Decoy 24
Author : James R. Davis
Description : Decoy 24 is a collection of short stories. These stories examine the multiple aspects of criminality in society. The reader will explore the criminal values revealed by those who hate society, those willing to risk it all for pitiful gains while many times sacrificing their own lives. These vignettes paint a picture of street violence and look at the underbelly of the narco-pariah that is multiplying every day. Decoy 24 also was the call sign used by the author during his many undercover operations. His name was not spoken to guarantee some measure of anonymity. In the book, Decoy 24 is referenced frequently, both when he is broadcasting over a frequency of the radio and when he might need to reveal who he was when working with law enforcement agencies that did not know him. His comrades in law enforcement and the general public are both informed of the insidious problem of criminal behavior in our society.
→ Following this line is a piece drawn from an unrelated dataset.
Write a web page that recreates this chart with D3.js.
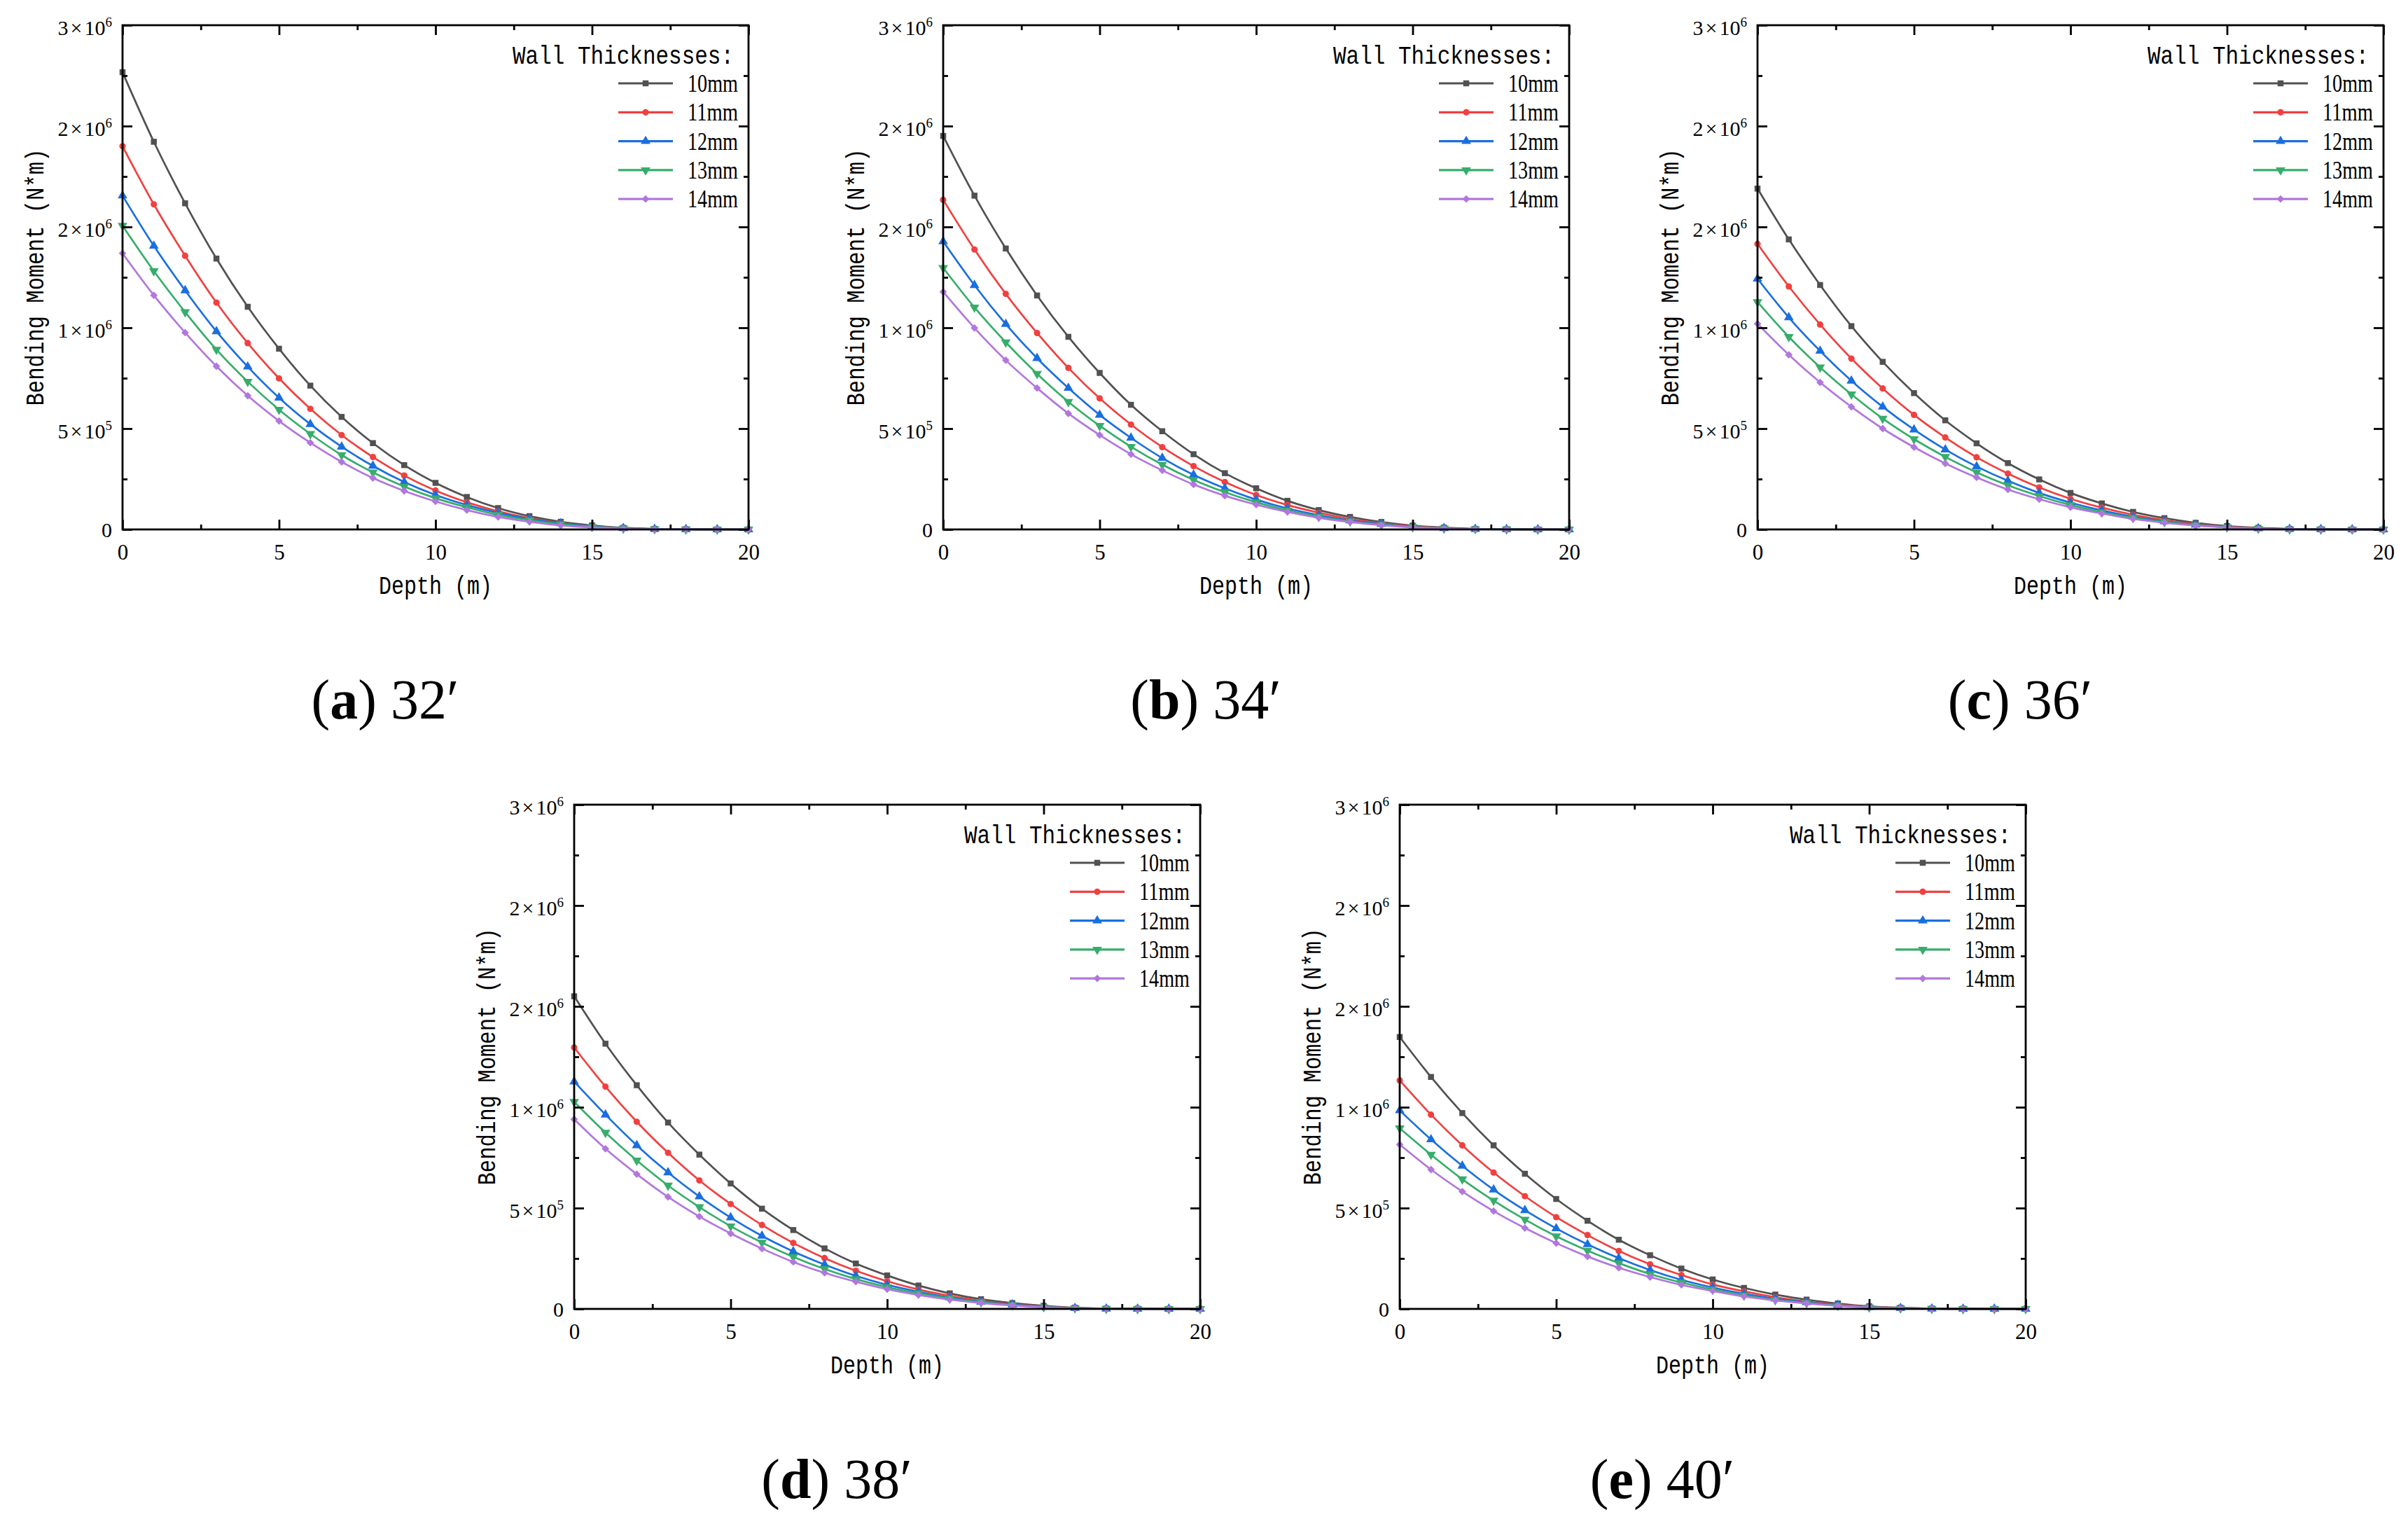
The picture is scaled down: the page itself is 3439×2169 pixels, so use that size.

Whether it’s a street, prison, or outlaw motorcycle gang, organized crime syndicate, or a lone wolf, Decoy 24 has had first-hand experience in infiltrating a number of criminal organizations which provided him and the reader with knowledge that only a few people could obtain. This book acknowledges the sacrifices made by many men and women unknown and working now as undercover operators. City, county, state, and federal agencies all play their part in confronting the menace of such horrific social violence. At this writing, the author wishes to acknowledge all those officers that are on the rolls of LEOKA. The acronym stands for “Law Enforcement Officers Killed and Assaulted.” Albert Einstein said: “Only a life lived in the service to others is a life well lived.” Certainly our LEOKA community has lived that life.
Author Details :
A little boy grows up in a Midwestern farm town. He spends many of his childhood days pushing a red wagon up a small hill, then jumping in it and steering it furiously down that hill. All the time he dreams of being a police officer. Remember, “Don’t quit your day dream.” By high school, he’s transplanted to the West Coast. His senior year of high school he attends a Career Day. He decides once again to become a police officer. He studies police science at college and hopes to continue his education toward his bachelor’s degree … but Vietnam comes calling! He is dramatically affected by President Kennedy’s statement in a speech to the nation: “Ask not what your country can do for you—ask what you can do for your country.” He enlists, volunteers for Vietnam, does a tour in Vietnam, and eventually he’s back in the USA and back in college. He’ll finish a bachelor’s degree, a master’s, and work on a doctorate. He’ll work at the county and state levels in the law enforcement profession. From working cases he’ll eventually move into advanced field training. He’ll be acknowledged in the journal Young Men in America. He’ll lecture at three different universities. Over a period of time he will receive numerous commendations, including the Medal of Merit for Heroism. He continues to speak publically throughout the country. He has been married for forty seven years and is the father of two daughters and a son. He is active in his community and does volunteer work for his church and for disabled veterans.